- **Exercise**:
Write out the listing below in full and exactly, leaving out every picture.
============
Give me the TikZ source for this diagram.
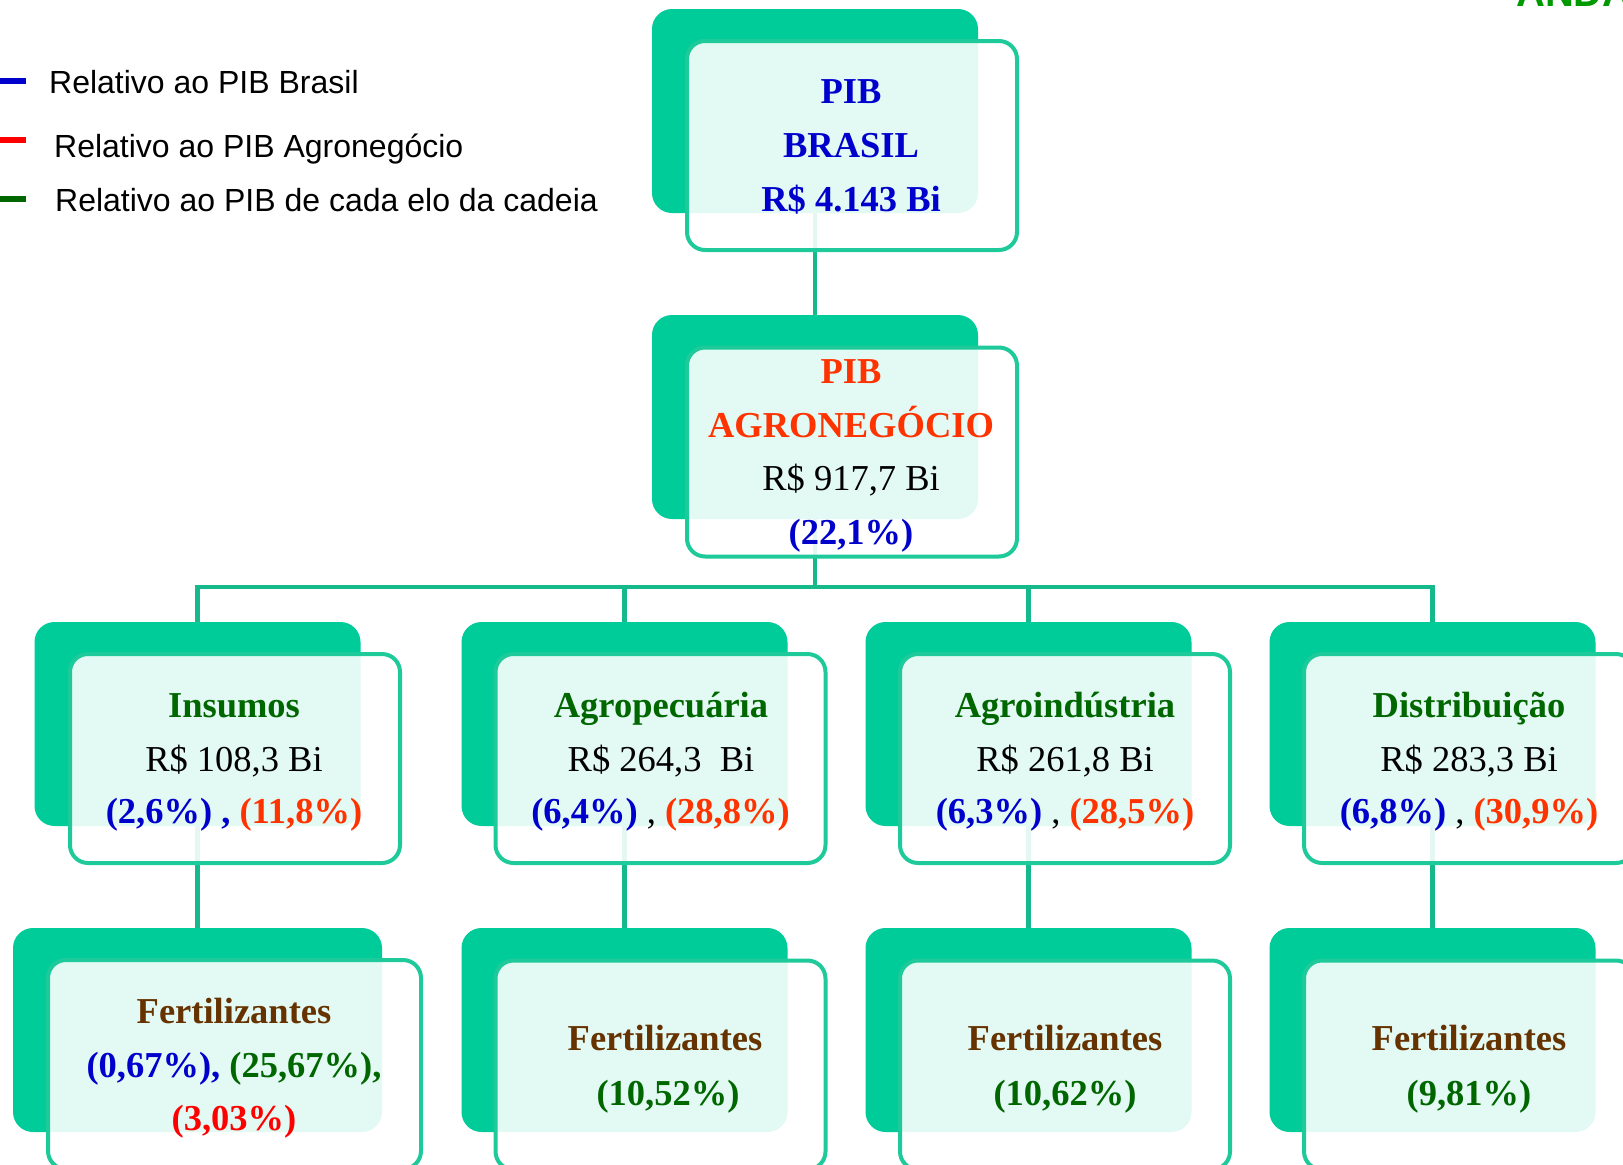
\documentclass[tikz,border=0pt]{standalone}
\usepackage{fontspec}
\setmainfont{Liberation Serif}
\newfontfamily\legendfont{Liberation Sans}
\definecolor{backg}{RGB}{0,204,153}
\definecolor{frontg}{RGB}{30,202,154}
\definecolor{lineg}{RGB}{22,185,140}
\definecolor{tblue}{RGB}{0,0,204}
\definecolor{tred}{RGB}{255,51,0}
\definecolor{pred}{RGB}{255,0,0}
\definecolor{tgreen}{RGB}{0,102,0}
\definecolor{tbrown}{RGB}{102,51,0}
\definecolor{logog}{RGB}{0,153,0}
\pgfdeclarelayer{bg}
\pgfsetlayers{bg,main}
\tikzset{
  backbox/.style={rectangle, rounded corners=20pt, fill=backg, inner sep=0pt, minimum width=326pt, minimum height=204pt},
  frontbox/.style={rectangle, rounded corners=18pt, draw=frontg, line width=4pt, fill=white, fill opacity=0.89, inner sep=0pt, minimum width=330pt, minimum height=209pt},
  conn/.style={draw=lineg, line width=4.5pt},
  txt/.style={anchor=base, inner sep=0pt, font=\fontsize{36.5}{40}\selectfont},
  btxt/.style={anchor=base, inner sep=0pt, font=\fontsize{36.5}{40}\selectfont\bfseries},
  legtxt/.style={anchor=base west, inner sep=0pt, font=\legendfont\fontsize{32}{36}\selectfont},
  legmark/.style={line width=6pt}
}
\begin{document}
\begin{tikzpicture}[x=1pt,y=-1pt]
\useasboundingbox (0,0) rectangle (1623,1165);

% back boxes
\node[backbox] (b1) at (815,111) {};
\node[backbox] (b2) at (815,417) {};
\node[backbox] (c1) at (197.5,724) {};
\node[backbox] (c2) at (624.5,724) {};
\node[backbox] (c3) at (1028.5,724) {};
\node[backbox] (c4) at (1432.5,724) {};
\node[backbox, minimum width=369pt] (d1) at (197.5,1030) {};
\node[backbox] (d2) at (624.5,1030) {};
\node[backbox] (d3) at (1028.5,1030) {};
\node[backbox] (d4) at (1432.5,1030) {};

% connectors
\coordinate (bus) at (0,587);
\begin{pgfonlayer}{bg}
\draw[conn] (b1.center) -- (b2.center);
\draw[conn] (b2.center) -- (b2.center |- bus);
\draw[conn] (c1.center) -- (c1.center |- bus) -- (c4.center |- bus) -- (c4.center);
\draw[conn] (c2.center) -- (c2.center |- bus);
\draw[conn] (c3.center) -- (c3.center |- bus);
\draw[conn] (c1.center) -- (d1.center);
\draw[conn] (c2.center) -- (d2.center);
\draw[conn] (c3.center) -- (d3.center);
\draw[conn] (c4.center) -- (d4.center);
\end{pgfonlayer}

% front boxes
\node[frontbox] (f1) at (852,145.5) {};
\node[frontbox] (f2) at (852,452) {};
\node[frontbox] (g1) at (235,758.5) {};
\node[frontbox] (g2) at (660.5,758.5) {};
\node[frontbox] (g3) at (1065,758.5) {};
\node[frontbox] (g4) at (1469,758.5) {};
\node[frontbox, minimum width=373pt] (h1) at (234.5,1064.5) {};
\node[frontbox] (h2) at (660.5,1065) {};
\node[frontbox] (h3) at (1065,1065) {};
\node[frontbox] (h4) at (1469,1065) {};

% top text
\node[btxt, text=tblue] (t1a) at (851,103) {PIB};
\node[btxt, text=tblue] (t1b) at (851,157) {BRASIL};
\node[btxt, text=tblue] (t1c) at (851,211) {R\$ 4.143 Bi};

% agro text
\node[btxt, text=tred] (t2a) at (851,383) {PIB};
\node[btxt, text=tred] (t2b) at (851,437) {AGRONEGÓCIO};
\node[txt] (t2c) at (851,490) {R\$ 917,7 Bi};
\node[btxt, text=tblue] (t2d) at (851,544) {(22,1\%)};

% level 3
\node[btxt, text=tgreen] (t3a) at (234,717) {Insumos};
\node[txt] (t3b) at (234,771) {R\$ 108,3 Bi};
\node[btxt] (t3c) at (234,823) {\textcolor{tblue}{(2,6\%) ,} \textcolor{tred}{(11,8\%)}};

\node[btxt, text=tgreen] (t4a) at (661,717) {Agropecuária};
\node[txt] (t4b) at (661,771) {R\$ 264,3\ \ Bi};
\node[txt] (t4c) at (660.5,823) {\textbf{\textcolor{tblue}{(6,4\%)}} , \textbf{\textcolor{tred}{(28,8\%)}}};

\node[btxt, text=tgreen] (t5a) at (1065,717) {Agroindústria};
\node[txt] (t5b) at (1065,771) {R\$ 261,8 Bi};
\node[txt] (t5c) at (1065,823) {\textbf{\textcolor{tblue}{(6,3\%)}} , \textbf{\textcolor{tred}{(28,5\%)}}};

\node[btxt, text=tgreen] (t6a) at (1469,717) {Distribuição};
\node[txt] (t6b) at (1469,771) {R\$ 283,3 Bi};
\node[txt] (t6c) at (1469,823) {\textbf{\textcolor{tblue}{(6,8\%)}} , \textbf{\textcolor{tred}{(30,9\%)}}};

% level 4
\node[btxt, text=tbrown] (t7a) at (234,1023) {Fertilizantes};
\node[btxt] (t7b) at (234,1077) {\textcolor{tblue}{(0,67\%),} \textcolor{tgreen}{(25,67\%),}};
\node[btxt, text=pred] (t7c) at (234,1130) {(3,03\%)};

\node[btxt, text=tbrown] (t8a) at (665,1050) {Fertilizantes};
\node[btxt, text=tgreen] (t8b) at (668,1105) {(10,52\%)};
\node[btxt, text=tbrown] (t9a) at (1065,1050) {Fertilizantes};
\node[btxt, text=tgreen] (t9b) at (1065,1105) {(10,62\%)};
\node[btxt, text=tbrown] (t10a) at (1469,1050) {Fertilizantes};
\node[btxt, text=tgreen] (t10b) at (1469,1105) {(9,81\%)};

% legend
\draw[legmark, tblue] (0,81) -- (26,81);
\draw[legmark, pred] (0,140) -- (26,140);
\draw[legmark, tgreen] (0,199) -- (26,199);
\node[legtxt] (l1) at (49,93) {Relativo ao PIB Brasil};
\node[legtxt] (l2) at (54,157) {Relativo ao PIB Agronegócio};
\node[legtxt] (l3) at (55,211) {Relativo ao PIB de cada elo da cadeia};

% partial logo text at top right
\node[anchor=base west, inner sep=0pt, font=\legendfont\bfseries\fontsize{40}{40}\selectfont, text=logog] (logo) at (1516,6) {ANDA};
\end{tikzpicture}
\end{document}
============
- **Finished answer**:
Give me the TikZ source for this diagram.
\documentclass[tikz,border=0pt]{standalone}
\usepackage{fontspec}
\setmainfont{Liberation Serif}
\newfontfamily\legendfont{Liberation Sans}
\definecolor{backg}{RGB}{0,204,153}
\definecolor{frontg}{RGB}{30,202,154}
\definecolor{lineg}{RGB}{22,185,140}
\definecolor{tblue}{RGB}{0,0,204}
\definecolor{tred}{RGB}{255,51,0}
\definecolor{pred}{RGB}{255,0,0}
\definecolor{tgreen}{RGB}{0,102,0}
\definecolor{tbrown}{RGB}{102,51,0}
\definecolor{logog}{RGB}{0,153,0}
\pgfdeclarelayer{bg}
\pgfsetlayers{bg,main}
\tikzset{
  backbox/.style={rectangle, rounded corners=20pt, fill=backg, inner sep=0pt, minimum width=326pt, minimum height=204pt},
  frontbox/.style={rectangle, rounded corners=18pt, draw=frontg, line width=4pt, fill=white, fill opacity=0.89, inner sep=0pt, minimum width=330pt, minimum height=209pt},
  conn/.style={draw=lineg, line width=4.5pt},
  txt/.style={anchor=base, inner sep=0pt, font=\fontsize{36.5}{40}\selectfont},
  btxt/.style={anchor=base, inner sep=0pt, font=\fontsize{36.5}{40}\selectfont\bfseries},
  legtxt/.style={anchor=base west, inner sep=0pt, font=\legendfont\fontsize{32}{36}\selectfont},
  legmark/.style={line width=6pt}
}
\begin{document}
\begin{tikzpicture}[x=1pt,y=-1pt]
\useasboundingbox (0,0) rectangle (1623,1165);

% back boxes
\node[backbox] (b1) at (815,111) {};
\node[backbox] (b2) at (815,417) {};
\node[backbox] (c1) at (197.5,724) {};
\node[backbox] (c2) at (624.5,724) {};
\node[backbox] (c3) at (1028.5,724) {};
\node[backbox] (c4) at (1432.5,724) {};
\node[backbox, minimum width=369pt] (d1) at (197.5,1030) {};
\node[backbox] (d2) at (624.5,1030) {};
\node[backbox] (d3) at (1028.5,1030) {};
\node[backbox] (d4) at (1432.5,1030) {};

% connectors
\coordinate (bus) at (0,587);
\begin{pgfonlayer}{bg}
\draw[conn] (b1.center) -- (b2.center);
\draw[conn] (b2.center) -- (b2.center |- bus);
\draw[conn] (c1.center) -- (c1.center |- bus) -- (c4.center |- bus) -- (c4.center);
\draw[conn] (c2.center) -- (c2.center |- bus);
\draw[conn] (c3.center) -- (c3.center |- bus);
\draw[conn] (c1.center) -- (d1.center);
\draw[conn] (c2.center) -- (d2.center);
\draw[conn] (c3.center) -- (d3.center);
\draw[conn] (c4.center) -- (d4.center);
\end{pgfonlayer}

% front boxes
\node[frontbox] (f1) at (852,145.5) {};
\node[frontbox] (f2) at (852,452) {};
\node[frontbox] (g1) at (235,758.5) {};
\node[frontbox] (g2) at (660.5,758.5) {};
\node[frontbox] (g3) at (1065,758.5) {};
\node[frontbox] (g4) at (1469,758.5) {};
\node[frontbox, minimum width=373pt] (h1) at (234.5,1064.5) {};
\node[frontbox] (h2) at (660.5,1065) {};
\node[frontbox] (h3) at (1065,1065) {};
\node[frontbox] (h4) at (1469,1065) {};

% top text
\node[btxt, text=tblue] (t1a) at (851,103) {PIB};
\node[btxt, text=tblue] (t1b) at (851,157) {BRASIL};
\node[btxt, text=tblue] (t1c) at (851,211) {R\$ 4.143 Bi};

% agro text
\node[btxt, text=tred] (t2a) at (851,383) {PIB};
\node[btxt, text=tred] (t2b) at (851,437) {AGRONEGÓCIO};
\node[txt] (t2c) at (851,490) {R\$ 917,7 Bi};
\node[btxt, text=tblue] (t2d) at (851,544) {(22,1\%)};

% level 3
\node[btxt, text=tgreen] (t3a) at (234,717) {Insumos};
\node[txt] (t3b) at (234,771) {R\$ 108,3 Bi};
\node[btxt] (t3c) at (234,823) {\textcolor{tblue}{(2,6\%) ,} \textcolor{tred}{(11,8\%)}};

\node[btxt, text=tgreen] (t4a) at (661,717) {Agropecuária};
\node[txt] (t4b) at (661,771) {R\$ 264,3\ \ Bi};
\node[txt] (t4c) at (660.5,823) {\textbf{\textcolor{tblue}{(6,4\%)}} , \textbf{\textcolor{tred}{(28,8\%)}}};

\node[btxt, text=tgreen] (t5a) at (1065,717) {Agroindústria};
\node[txt] (t5b) at (1065,771) {R\$ 261,8 Bi};
\node[txt] (t5c) at (1065,823) {\textbf{\textcolor{tblue}{(6,3\%)}} , \textbf{\textcolor{tred}{(28,5\%)}}};

\node[btxt, text=tgreen] (t6a) at (1469,717) {Distribuição};
\node[txt] (t6b) at (1469,771) {R\$ 283,3 Bi};
\node[txt] (t6c) at (1469,823) {\textbf{\textcolor{tblue}{(6,8\%)}} , \textbf{\textcolor{tred}{(30,9\%)}}};

% level 4
\node[btxt, text=tbrown] (t7a) at (234,1023) {Fertilizantes};
\node[btxt] (t7b) at (234,1077) {\textcolor{tblue}{(0,67\%),} \textcolor{tgreen}{(25,67\%),}};
\node[btxt, text=pred] (t7c) at (234,1130) {(3,03\%)};

\node[btxt, text=tbrown] (t8a) at (665,1050) {Fertilizantes};
\node[btxt, text=tgreen] (t8b) at (668,1105) {(10,52\%)};
\node[btxt, text=tbrown] (t9a) at (1065,1050) {Fertilizantes};
\node[btxt, text=tgreen] (t9b) at (1065,1105) {(10,62\%)};
\node[btxt, text=tbrown] (t10a) at (1469,1050) {Fertilizantes};
\node[btxt, text=tgreen] (t10b) at (1469,1105) {(9,81\%)};

% legend
\draw[legmark, tblue] (0,81) -- (26,81);
\draw[legmark, pred] (0,140) -- (26,140);
\draw[legmark, tgreen] (0,199) -- (26,199);
\node[legtxt] (l1) at (49,93) {Relativo ao PIB Brasil};
\node[legtxt] (l2) at (54,157) {Relativo ao PIB Agronegócio};
\node[legtxt] (l3) at (55,211) {Relativo ao PIB de cada elo da cadeia};

% partial logo text at top right
\node[anchor=base west, inner sep=0pt, font=\legendfont\bfseries\fontsize{40}{40}\selectfont, text=logog] (logo) at (1516,6) {ANDA};
\end{tikzpicture}
\end{document}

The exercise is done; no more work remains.